Every man has his limits.

My grandiose plans for the day were aborted this morning when I locked myself out of the house. Our flat is on the third floor so squeezing through a window was out of the question, and after hopping our 15-foot gate and squeezing through its greedy wrought iron spikes I discovered that yes, the back door was locked as well. I took the BART into downtown so I could grab my roommate’s keys, and by the time I had sorted myself out of my little predicament it was too late to leave on my prescribed bike ride.

Oh well.

This evening I went to Adaptive Path to learn about Mobile Literacy, a research and design project where they traveled to rural India to understand how illiterate users interact with mobile technology. It’s a fascinating project, with strong currents of cultural sensitivity, social justice, and the role that empathy should play in design. Their blog continues to reveal further details regarding Mobile Literacy, so it’s worth a look if you’re into this sort of thing.

What’s super cool is that Adaptive Path has released all of their primary research under a Creative Commons license. Research findings, interview videos and transcripts, the whole shebang is open for you to study and pick apart, firsthand.

Their process culminated in two proposed devices. One is the MobilGlyph concept, which aims to make data tangible by sharing it through two-dimensional bar codes, similar to Cheng Fan’s wayshowing work last semester. The other is the Steampunk concept, which aims to make the functions of the phone as physical as possible, granting them affordances that invite dismantling and tinkering.

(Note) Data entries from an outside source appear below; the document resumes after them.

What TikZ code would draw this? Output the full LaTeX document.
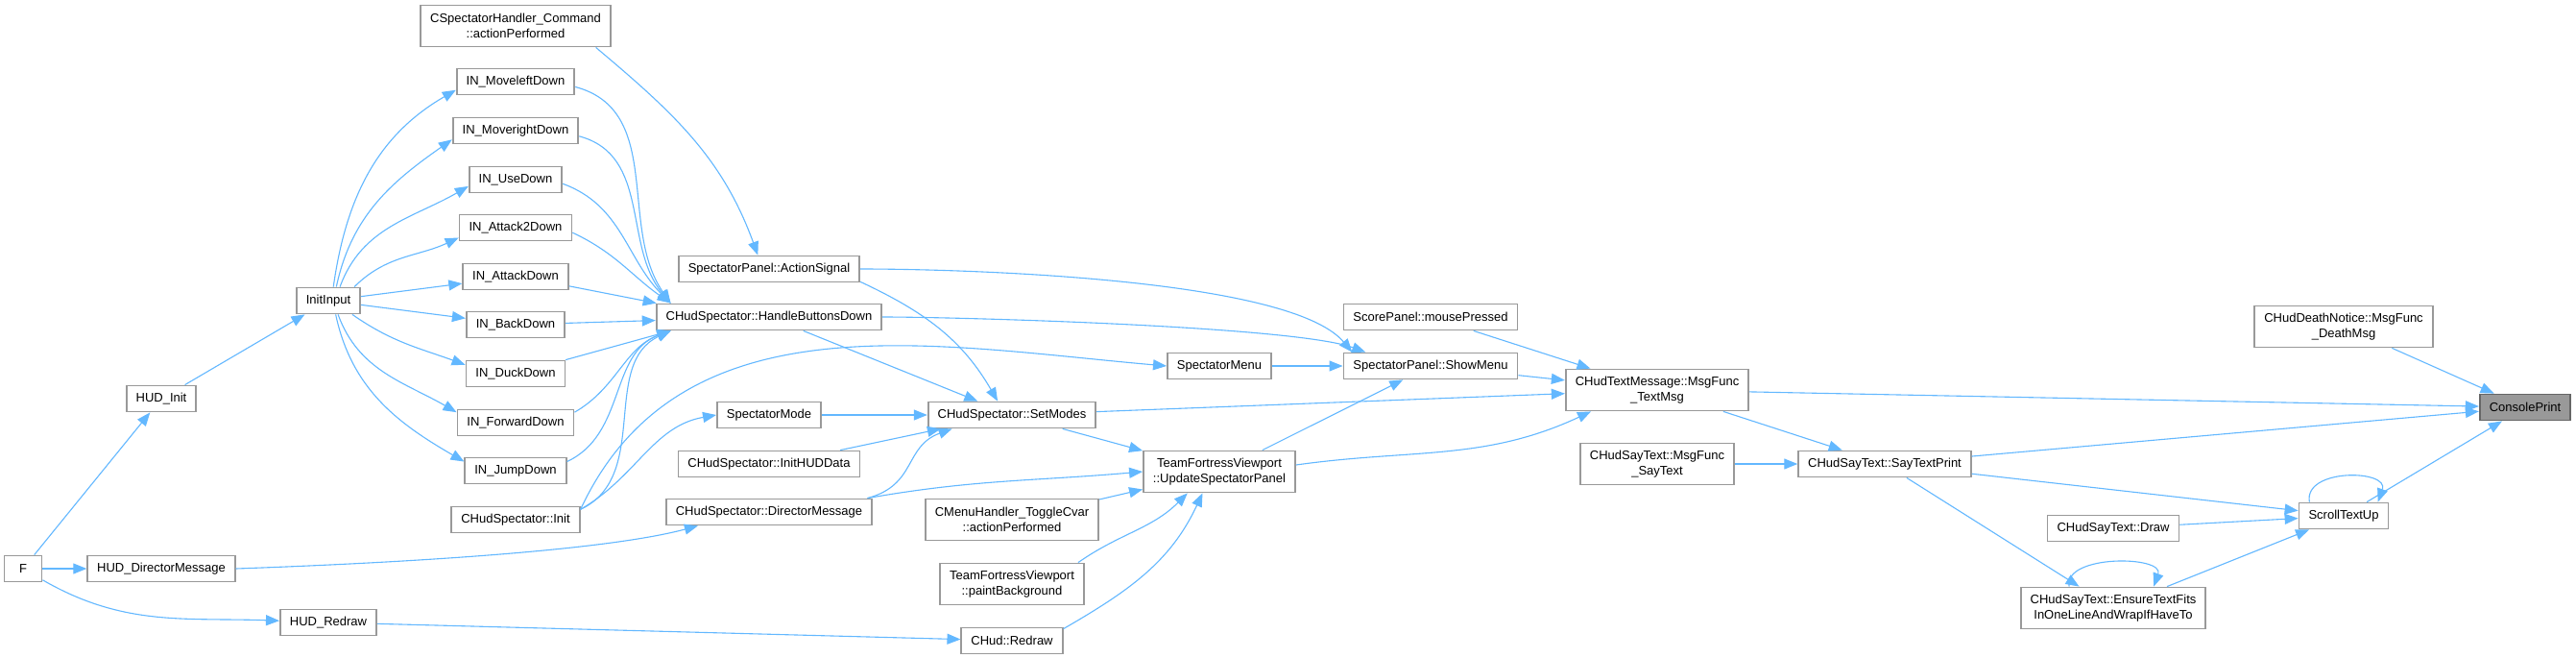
\documentclass[tikz,border=0pt]{standalone}
\usepackage{fontspec}
\setmainfont{Liberation Sans}
\usetikzlibrary{arrows.meta}
\definecolor{edgeblue}{HTML}{63B8FF}
\definecolor{boxgray}{HTML}{999999}
\definecolor{rootgray}{HTML}{666666}

\begin{document}
\begin{tikzpicture}[
    x=1pt, y=-1pt,
    font=\fontsize{13}{16}\selectfont,
    box/.style={draw=boxgray, line width=1.8pt, rectangle, fill=white, minimum height=27pt, minimum width=39pt, inner xsep=10pt, inner ysep=3pt, align=center},
    tallbox/.style={box, minimum height=43pt},
    rootbox/.style={box, draw=rootgray, fill=boxgray},
    arrow/.style={->, line width=1.1pt, draw=edgeblue, >={Triangle[length=14pt,width=11pt]}}
]
    \path[use as bounding box, fill=white] (0,0) rectangle (2683,685);

    \node[box] (f) at (24,592) {F};
    \node[box] (hudinit) at (168,415) {HUD\_Init};
    \node[box] (huddirmsg) at (168,592) {HUD\_DirectorMessage};
    \node[box] (initinput) at (342,313) {InitInput};
    \node[box] (hudredraw) at (342,648) {HUD\_Redraw};

    \node[tallbox] (cmdact) at (537,27) {CSpectatorHandler\_Command\\::actionPerformed};
    \node[box] (moveleft) at (537,85) {IN\_MoveleftDown};
    \node[box] (moveright) at (537,136) {IN\_MoverightDown};
    \node[box] (use) at (537,187) {IN\_UseDown};
    \node[box] (attack2) at (537,237) {IN\_Attack2Down};
    \node[box] (attack) at (537,288) {IN\_AttackDown};
    \node[box] (back) at (537,338) {IN\_BackDown};
    \node[box] (duck) at (537,389) {IN\_DuckDown};
    \node[box] (forward) at (537,440) {IN\_ForwardDown};
    \node[box] (jump) at (537,490) {IN\_JumpDown};
    \node[box] (specinit) at (537,541) {CHudSpectator::Init};

    \node[box] (actsignal) at (801,280) {SpectatorPanel::ActionSignal};
    \node[box] (handlebtn) at (801,330) {CHudSpectator::HandleButtonsDown};
    \node[box] (specmode) at (801,432) {SpectatorMode};
    \node[box] (inithud) at (801,483) {CHudSpectator::InitHUDData};
    \node[box] (dirmsg) at (801,533) {CHudSpectator::DirectorMessage};

    \node[box] (setmodes) at (1054,432) {CHudSpectator::SetModes};
    \node[tallbox] (togglecvar) at (1054,541) {CMenuHandler\_ToggleCvar\\::actionPerformed};
    \node[tallbox] (paintbg) at (1054,608) {TeamFortressViewport\\::paintBackground};
    \node[box] (chudredraw) at (1054,667) {CHud::Redraw};

    \node[box] (specmenu) at (1270,381) {SpectatorMenu};
    \node[tallbox] (updpanel) at (1270,491) {TeamFortressViewport\\::UpdateSpectatorPanel};

    \node[box] (scorepanel) at (1490,330) {ScorePanel::mousePressed};
    \node[box] (showmenu) at (1490,381) {SpectatorPanel::ShowMenu};

    \node[tallbox] (textmsg) at (1726,406) {CHudTextMessage::MsgFunc\\\_TextMsg};
    \node[tallbox] (saytext) at (1726,483) {CHudSayText::MsgFunc\\\_SayText};
    \node[box] (saytextprint) at (1963,483) {CHudSayText::SayTextPrint};
    \node[box] (draw) at (2201,550) {CHudSayText::Draw};
    \node[tallbox] (ensure) at (2201,633) {CHudSayText::EnsureTextFits\\InOneLineAndWrapIfHaveTo};
    \node[tallbox] (deathmsg) at (2441,340) {CHudDeathNotice::MsgFunc\\\_DeathMsg};
    \node[box] (scroll) at (2441,537) {ScrollTextUp};
    \node[rootbox] (console) at (2630,424) {ConsolePrint};

    \draw[arrow] (f) -- (hudinit);
    \draw[arrow] (f) -- (huddirmsg);
    \draw[arrow] (f) to[out=-30,in=178] (hudredraw);
    \draw[arrow] (hudinit) -- (initinput);

    \draw[arrow] (initinput.70) to[out=82,in=210] (moveleft.188);
    \draw[arrow] (initinput.60) to[out=78,in=215] (moveright.188);
    \draw[arrow] (initinput.50) to[out=70,in=210] (use.188);
    \draw[arrow] (initinput.28) to[out=45,in=205] (attack2.190);
    \draw[arrow] (initinput) -- (attack);
    \draw[arrow] (initinput) -- (back);
    \draw[arrow] (initinput.-30) to[out=-35,in=160] (duck.170);
    \draw[arrow] (initinput.-55) to[out=-70,in=150] (forward.170);
    \draw[arrow] (initinput.-62) to[out=-78,in=150] (jump.170);

    \draw[arrow] (cmdact.-15) to[out=-40,in=110] (actsignal.129);
    \draw[arrow] (moveleft.-5) to[out=-15,in=125] (handlebtn.172);
    \draw[arrow] (moveright.-5) to[out=-15,in=130] (handlebtn.172);
    \draw[arrow] (use.-5) to[out=-20,in=135] (handlebtn.172);
    \draw[arrow] (attack2.-5) to[out=-25,in=145] (handlebtn.172);
    \draw[arrow] (attack.-10) -- (handlebtn.173);
    \draw[arrow] (back) -- (handlebtn);
    \draw[arrow] (duck) -- (handlebtn.188);
    \draw[arrow] (forward.10) to[out=30,in=200] (handlebtn.188);
    \draw[arrow] (jump.10) to[out=25,in=200] (handlebtn.188);
    \draw[arrow] (specinit.9) to[out=25,in=205] (handlebtn.188);
    \draw[arrow] (specinit.9) to[out=30,in=190] (specmode.west);
    \draw[arrow] (specinit.9) to[out=65,in=175] (specmenu.west);
    \draw[arrow] (huddirmsg.east) to[out=2,in=195,looseness=0.6] (dirmsg.191);
    \draw[arrow] (hudredraw) -- (chudredraw);

    \draw[arrow] (actsignal.-8) to[out=-25,in=120] (setmodes.136);
    \draw[arrow] (actsignal.east) to[out=0,in=130,looseness=0.5] (showmenu.170);
    \draw[arrow] (handlebtn) -- (setmodes);
    \draw[arrow] (handlebtn.east) to[out=0,in=160,looseness=0.4] (showmenu.168);
    \draw[arrow] (specmode) -- (setmodes);
    \draw[arrow] (inithud.11) -- (setmodes.191);
    \draw[arrow] (dirmsg.8) to[out=15,in=200,looseness=1.2] (setmodes.193);
    \draw[arrow] (dirmsg.8) to[out=10,in=185] (updpanel.west);

    \draw[arrow] (setmodes) -- (updpanel);
    \draw[arrow] (setmodes) -- (textmsg);
    \draw[arrow] (togglecvar) -- (updpanel);
    \draw[arrow] (paintbg.18) to[out=35,in=225] (updpanel.214);
    \draw[arrow] (chudredraw.13) to[out=30,in=245] (updpanel.232);
    \draw[arrow] (specmenu) -- (showmenu);
    \draw[arrow] (updpanel) -- (showmenu);
    \draw[arrow] (updpanel.5) to[out=8,in=205] (textmsg.198);
    \draw[arrow] (scorepanel) -- (textmsg);
    \draw[arrow] (showmenu) -- (textmsg);

    \draw[arrow] (textmsg) -- (console);
    \draw[arrow] (textmsg) -- (saytextprint);
    \draw[arrow] (saytext) -- (saytextprint);
    \draw[arrow] (saytextprint) -- (console);
    \draw[arrow] (saytextprint) -- (scroll);
    \draw[arrow] (saytextprint) -- (ensure);
    \draw[arrow] (draw) -- (scroll);
    \draw[arrow] (ensure) -- (scroll);
    \draw[arrow] (ensure.154) to[out=100,in=70] (ensure.28);
    \draw[arrow] (scroll.158) to[out=100,in=70,looseness=1.3] (scroll.22);
    \draw[arrow] (scroll) -- (console);
    \draw[arrow] (deathmsg) -- (console);
\end{tikzpicture}
\end{document}
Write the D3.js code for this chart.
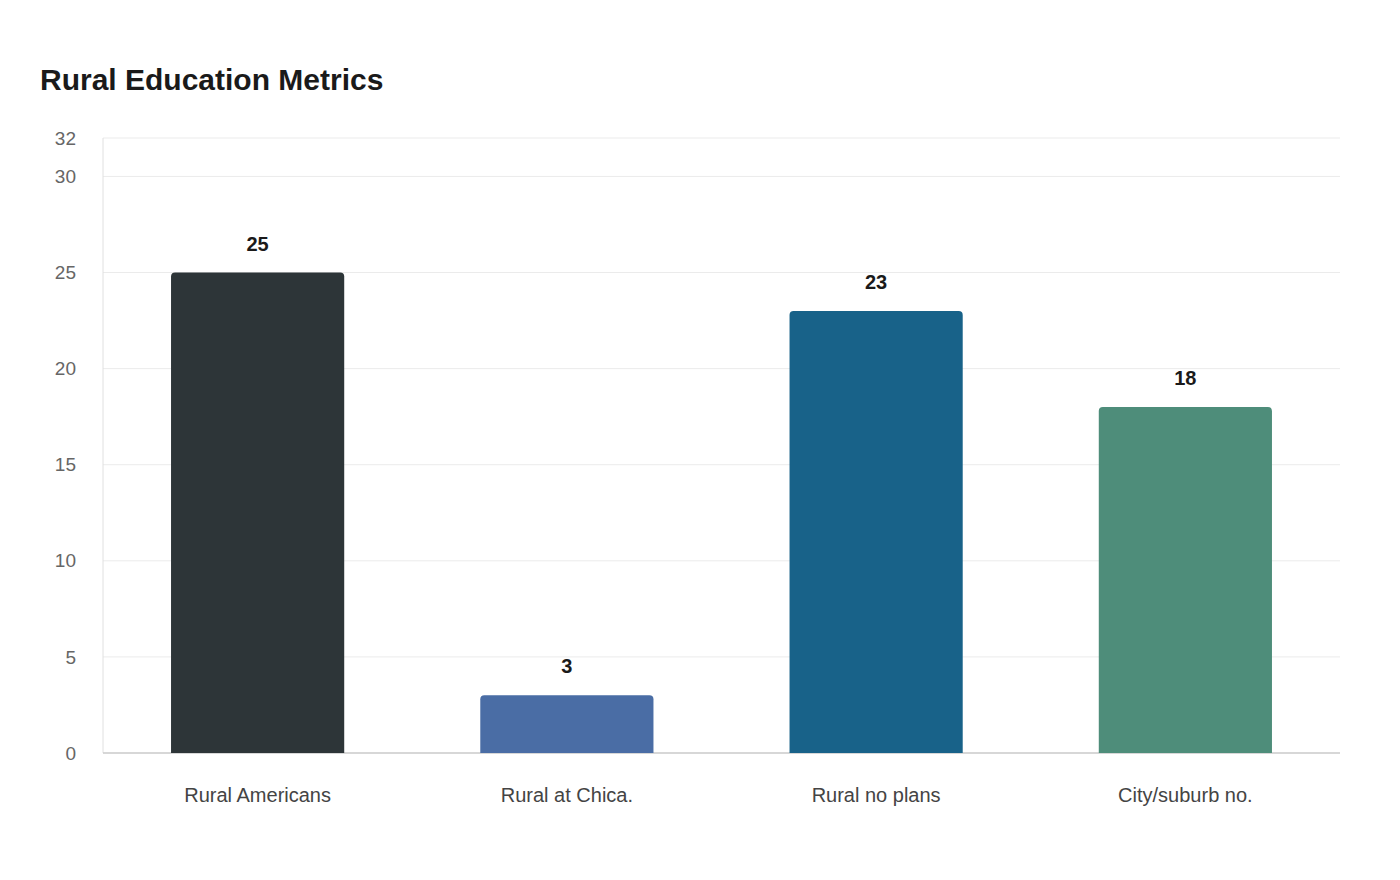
<!DOCTYPE html><html><head><meta charset="utf-8">
<script src="https://cdn.jsdelivr.net/npm/d3@7"></script>
<style>body{margin:0;background:#fff;font-family:"Liberation Sans",Arial,sans-serif}</style></head><body>
<svg id="c" width="1400" height="880"></svg>
<script>
const categories=["Rural Americans","Rural at Chica.","Rural no plans","City/suburb no."];
const values=[25,3,23,18];
const colors=["#2d3538","#4a6da5","#186289","#4e8d7a"];
const yTicks=[0,5,10,15,20,25,30,32];
const svg=d3.select("#c");
const L=103,R=1340,T=138,B=753;
const x=d3.scaleBand().domain(categories).range([L,R]).paddingInner(0.44).paddingOuter(0.22);
const y=d3.scaleLinear().domain([0,32]).range([B,T]);
svg.append("text").attr("x",40).attr("y",90).attr("font-size",30).attr("font-weight","bold").attr("fill","#1a1a1a").text("Rural Education Metrics");
svg.append("g").selectAll("line").data(yTicks).join("line").attr("x1",L).attr("x2",R).attr("y1",d=>y(d)).attr("y2",d=>y(d)).attr("stroke","#ebebeb");
svg.append("line").attr("x1",L).attr("x2",L).attr("y1",T).attr("y2",B).attr("stroke","#e0e0e0");
svg.append("line").attr("x1",L).attr("x2",R).attr("y1",B).attr("y2",B).attr("stroke","#ccc").attr("stroke-width",1.5);
svg.append("g").selectAll("text").data(yTicks).join("text").attr("x",76).attr("y",d=>y(d)).attr("dy","0.35em").attr("text-anchor","end").attr("font-size",19).attr("fill","#666").text(d=>d);
const r=4;
svg.append("g").selectAll("path").data(values).join("path").attr("fill",(d,i)=>colors[i]).attr("d",(d,i)=>{
 const x0=x(categories[i]),w=x.bandwidth(),y0=y(d);
 return `M${x0},${B}V${y0+r}Q${x0},${y0} ${x0+r},${y0}H${x0+w-r}Q${x0+w},${y0} ${x0+w},${y0+r}V${B}Z`;});
svg.append("g").selectAll("text").data(values).join("text").attr("x",(d,i)=>x(categories[i])+x.bandwidth()/2).attr("y",d=>y(d)-22).attr("text-anchor","middle").attr("font-size",20).attr("font-weight","bold").attr("fill","#1a1a1a").text(d=>d);
svg.append("g").selectAll("text").data(categories).join("text").attr("x",d=>x(d)+x.bandwidth()/2).attr("y",802).attr("text-anchor","middle").attr("font-size",20).attr("fill","#444").text(d=>d);
</script></body></html>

Finally, it’s been nearly five years but it still rings true today. Jeffrey Veen is still larger in life than he is in legend. We are lucky that he is such a kind and gentle soul, because he could very well crush every last one of us. Fortunately, instead of scheming how easily he could mash humanity into a fine paste, he directs his energies into building amazing things like Typekit, which stands to revolutionize how you use typefaces (or “fonts”, for those of you who aren’t an insufferable snob like myself) on the web.

Yes, Jeff is a benevolent giant, but I am a man of small stature and predictable bitterness. Thus I will use these newly found typographical powers only for evil, blanketing the landscape with cruel renderings of Papyrus, Hobo and Copperplate.

But not Comic Sans. No one would dare go that far.